Developing a Thesis Statement
A thesis statement explains what you believe to be the significance and impact of your topic. Your opinion of your topic should be guided by your research. National History Day says that a good thesis statement should
- Addresses a narrow topic;
- Explains what the researcher believes to be the historical significance of the topic; and
- Connects your topic to the National History Day theme.
The steps below, borrowed from Wisconsin History Day's A Student Guide to National History Day, provides easy to follow guidance on developing a thesis statement that relates to the National History Day theme.
Step 1: “Immigration to Milwaukee."
This is not a thesis statement yet because it doesn’t address a specific, narrow issue related to immigration to Milwaukee. What will the project examine? Health and sanitation in immigrant neighborhoods? Labor issues? The polka? There are thousands of immigration topics that a historian could research about Milwaukee.
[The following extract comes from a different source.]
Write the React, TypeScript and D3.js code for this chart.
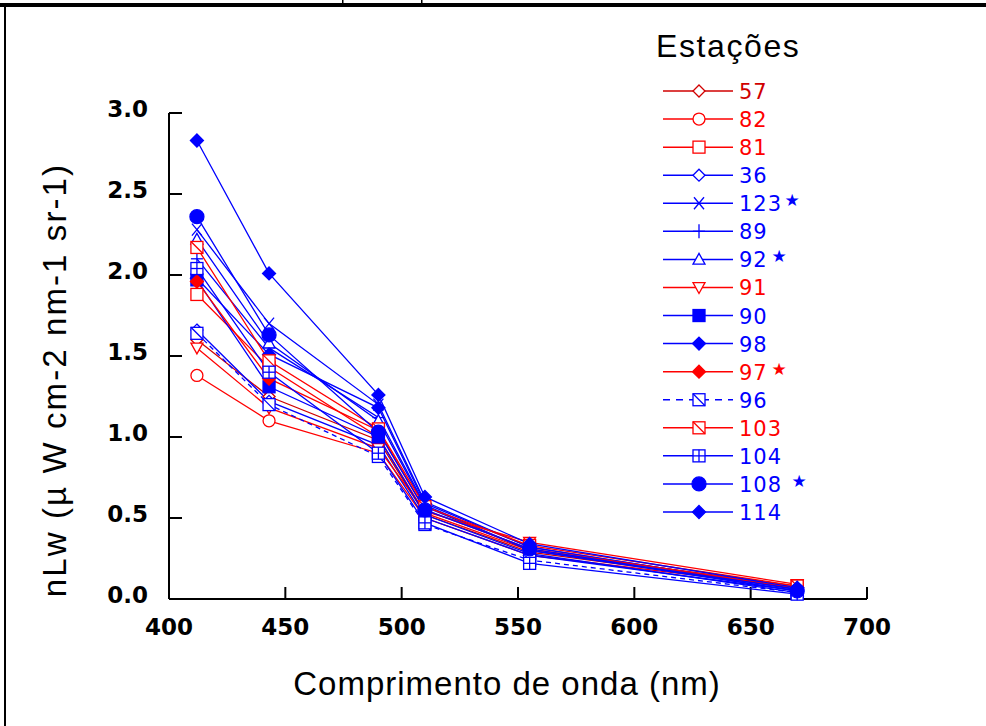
import * as d3 from "d3";

// wavelengths (nm) and nLw values
const wavelengths = [412, 443, 490, 510, 555, 670];
const xTicks = [400, 450, 500, 550, 600, 650, 700];
const yTicks = [0, 0.5, 1.0, 1.5, 2.0, 2.5, 3.0];

const s57 = [1.6, 1.25, 0.98, 0.52, 0.29, 0.07];
const s82 = [1.38, 1.1, 0.9, 0.5, 0.27, 0.07];
const s81 = [1.88, 1.43, 1.0, 0.53, 0.3, 0.08];
const s36 = [1.66, 1.22, 0.95, 0.5, 0.27, 0.05];
const s123 = [2.28, 1.7, 1.2, 0.6, 0.32, 0.06];
const s89 = [2.1, 1.55, 1.12, 0.58, 0.3, 0.06];
const s92 = [2.22, 1.58, 1.1, 0.57, 0.3, 0.05];
const s91 = [1.55, 1.18, 0.93, 0.54, 0.35, 0.09];
const s90 = [1.97, 1.31, 1.0, 0.52, 0.28, 0.04];
const s98 = [1.98, 1.51, 1.18, 0.59, 0.32, 0.06];
const s97 = [1.96, 1.36, 1.04, 0.55, 0.31, 0.07];
const s96 = [1.64, 1.2, 0.88, 0.46, 0.24, 0.04];
const s103 = [2.17, 1.47, 1.05, 0.57, 0.33, 0.08];
const s104 = [2.04, 1.4, 0.9, 0.47, 0.22, 0.03];
const s108 = [2.36, 1.63, 1.03, 0.55, 0.31, 0.05];
const s114 = [2.83, 2.01, 1.26, 0.63, 0.34, 0.07];

const RED = "#ff0000";
const DARKRED = "#d00000";
const BLUE = "#0000ff";

const series = [
  { name: "57", values: s57, color: DARKRED, marker: "diamond", filled: false, star: 0 },
  { name: "82", values: s82, color: RED, marker: "circle", filled: false, star: 0 },
  { name: "81", values: s81, color: RED, marker: "square", filled: false, star: 0 },
  { name: "36", values: s36, color: BLUE, marker: "diamond", filled: false, star: 0 },
  { name: "123", values: s123, color: BLUE, marker: "cross", filled: false, star: 792 },
  { name: "89", values: s89, color: BLUE, marker: "plus", filled: false, star: 0 },
  { name: "92", values: s92, color: BLUE, marker: "triUp", filled: false, star: 779 },
  { name: "91", values: s91, color: RED, marker: "triDown", filled: false, star: 0 },
  { name: "90", values: s90, color: BLUE, marker: "square", filled: true, star: 0 },
  { name: "98", values: s98, color: BLUE, marker: "diamond", filled: true, star: 0 },
  { name: "97", values: s97, color: RED, marker: "diamond", filled: true, star: 779 },
  { name: "96", values: s96, color: BLUE, marker: "squareSlash", filled: false, star: 0, dashed: true },
  { name: "103", values: s103, color: RED, marker: "squareSlash", filled: false, star: 0 },
  { name: "104", values: s104, color: BLUE, marker: "squarePlus", filled: false, star: 0 },
  { name: "108", values: s108, color: BLUE, marker: "circleBig", filled: true, star: 799 },
  { name: "114", values: s114, color: BLUE, marker: "diamond", filled: true, star: 0 },
];

function Marker(props) {
  const { type, filled, color, x, y } = props;
  const fill = filled ? color : "#fff";
  const sw = 1.3;
  const s = 6;
  if (type === "diamond") {
    const h = filled ? 6.5 : 6;
    return <path d={`M${x},${y - h}L${x + h},${y}L${x},${y + h}L${x - h},${y}Z`} fill={fill} stroke={color} strokeWidth={sw} />;
  }
  if (type === "circle") return <circle cx={x} cy={y} r={s} fill={fill} stroke={color} strokeWidth={sw} />;
  if (type === "circleBig") return <circle cx={x} cy={y} r={7} fill={fill} stroke={color} strokeWidth={sw} />;
  if (type === "square") return <rect x={x - s} y={y - s} width={2 * s} height={2 * s} fill={fill} stroke={color} strokeWidth={sw} />;
  if (type === "squareSlash")
    return (
      <g stroke={color} strokeWidth={sw}>
        <rect x={x - s} y={y - s} width={2 * s} height={2 * s} fill="#fff" />
        <line x1={x - s} y1={y - s} x2={x + s} y2={y + s} />
      </g>
    );
  if (type === "squarePlus")
    return (
      <g stroke={color} strokeWidth={sw}>
        <rect x={x - s} y={y - s} width={2 * s} height={2 * s} fill="#fff" />
        <line x1={x - s} y1={y} x2={x + s} y2={y} />
        <line x1={x} y1={y - s} x2={x} y2={y + s} />
      </g>
    );
  if (type === "triUp")
    return <path d={`M${x},${y - s}L${x + s},${y + s * 0.8}L${x - s},${y + s * 0.8}Z`} fill={fill} stroke={color} strokeWidth={sw} />;
  if (type === "triDown")
    return <path d={`M${x},${y + s}L${x + s},${y - s * 0.8}L${x - s},${y - s * 0.8}Z`} fill={fill} stroke={color} strokeWidth={sw} />;
  if (type === "cross")
    return (
      <g stroke={color} strokeWidth={sw}>
        <line x1={x - 5} y1={y - 6} x2={x + 5} y2={y + 6} />
        <line x1={x - 5} y1={y + 6} x2={x + 5} y2={y - 6} />
      </g>
    );
  if (type === "plus")
    return (
      <g stroke={color} strokeWidth={sw}>
        <line x1={x} y1={y - 7} x2={x} y2={y + 7} />
        <line x1={x - 6} y1={y} x2={x + 6} y2={y} />
      </g>
    );
  return null;
}

export default function App() {
  const x = d3.scaleLinear().domain([400, 700]).range([169, 867]);
  const y = d3.scaleLinear().domain([0, 3]).range([599, 113]);
  const line = d3
    .line<number>()
    .x((d, i) => x(wavelengths[i]))
    .y((d) => y(d));

  const legendY = d3.scaleLinear().domain([0, series.length - 1]).range([91, 512]);

  return (
    <svg width={986} height={726} style={{ position: "absolute", left: 0, top: 0, background: "#fff" }}>
      {/* frame */}
      <rect x={0} y={3} width={986} height={4} fill="#000" />
      <rect x={4} y={5} width={2} height={721} fill="#000" />
      <rect x={342} y={0} width={1.5} height={4} fill="#000" />
      <rect x={421} y={0} width={1.5} height={4} fill="#000" />

      {/* axes */}
      <line x1={x(400)} y1={y(0)} x2={x(700)} y2={y(0)} stroke="#000" strokeWidth={2} />
      <line x1={x(400)} y1={y(0)} x2={x(400)} y2={y(3)} stroke="#000" strokeWidth={2} />
      {xTicks.map((t) => (
        <g key={"x" + t}>
          <line x1={x(t)} x2={x(t)} y1={y(0)} y2={y(0) - 12} stroke="#000" strokeWidth={2} />
          <text x={x(t)} y={635} textAnchor="middle" fontFamily="DejaVu Sans" fontWeight="bold" fontSize={23}>
            {t}
          </text>
        </g>
      ))}
      {yTicks.map((t) => (
        <g key={"y" + t}>
          <line x1={x(400)} x2={x(400) + 13} y1={y(t)} y2={y(t)} stroke="#000" strokeWidth={2} />
          <text x={148} y={y(t) + 4} textAnchor="end" fontFamily="DejaVu Sans" fontWeight="bold" fontSize={23}>
            {t.toFixed(1)}
          </text>
        </g>
      ))}

      <text x={507} y={695} textAnchor="middle" fontFamily="Liberation Sans, Arial" fontSize={33} letterSpacing={1}>
        Comprimento de onda (nm)
      </text>
      <text
        transform={`translate(66,380) rotate(-90)`}
        textAnchor="middle"
        fontFamily="Liberation Sans, Arial"
        fontSize={33}
        letterSpacing={2.1}
      >
        nLw (µ W cm-2 nm-1 sr-1)
      </text>

      {/* data */}
      {series.map((s) => (
        <path
          key={"l" + s.name}
          d={line(s.values) || ""}
          fill="none"
          stroke={s.color}
          strokeWidth={1.3}
          strokeDasharray={s.dashed ? "5,4" : undefined}
        />
      ))}
      {series.map((s) =>
        s.values.map((v, i) => (
          <Marker key={s.name + "-" + i} type={s.marker} filled={s.filled} color={s.color} x={x(wavelengths[i])} y={y(v)} />
        ))
      )}

      {/* legend */}
      <text x={656} y={57} fontFamily="Liberation Sans, Arial" fontSize={32} letterSpacing={1.6}>
        Estações
      </text>
      {series.map((s, i) => {
        const ly = legendY(i);
        return (
          <g key={"lg" + s.name}>
            <line x1={663} x2={733} y1={ly} y2={ly} stroke={s.color} strokeWidth={1.5} strokeDasharray={s.dashed ? "7,6" : undefined} />
            <Marker type={s.marker} filled={s.filled} color={s.color} x={699} y={ly} />
            <text x={739} y={ly + 8} fill={s.color} fontFamily="DejaVu Sans" fontSize={21} letterSpacing={1}>
              {s.name}
            </text>
            {s.star ? (
              <text x={s.star} y={ly + 3} fill={s.color} fontFamily="DejaVu Sans" fontSize={17} textAnchor="middle">
                ★
              </text>
            ) : null}
          </g>
        );
      })}
    </svg>
  );
}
This topic needs to be narrowed quite a bit before it can be used to build a thesis.
Step 2: “Lizzie Black Kander and Jewish immigration to Milwaukee from 1880–1920.”
This is a nice and narrow topic, but it’s still not a thesis. This phrase expresses no opinion and makes no argument about the significance of Kander and Jewish immigration.
Step 3: “Lizzie Black Kander used her cooking classes and The Settlement Cookbook to teach Milwaukee’s Jewish immigrants about American culture.”
This sentence is close to a thesis statement, but it isn’t quite there yet. The researcher now shows an opinion about the purpose of Kander’s work, but still doesn’t tell us why the topic is significant. What effects did The Settlement Cookbook and her cooking classes have? How did Kander’s actions change the lives of Jewish immigrants?
Step 4: “Through her cooking classes and The Settlement Cookbook, Lizzie Black Kander introduced Milwaukee’s Jewish immigrants to American culture, helping them assimilate and avoid ethnic discrimination.”
We have a winner! This thesis looks at a narrow topic, expresses an opinion, and evaluates the significance of the topic. A History Day project based on this thesis statement would discuss Kander’s work and show evidence that she helped immigrants assimilate and avoid discrimination.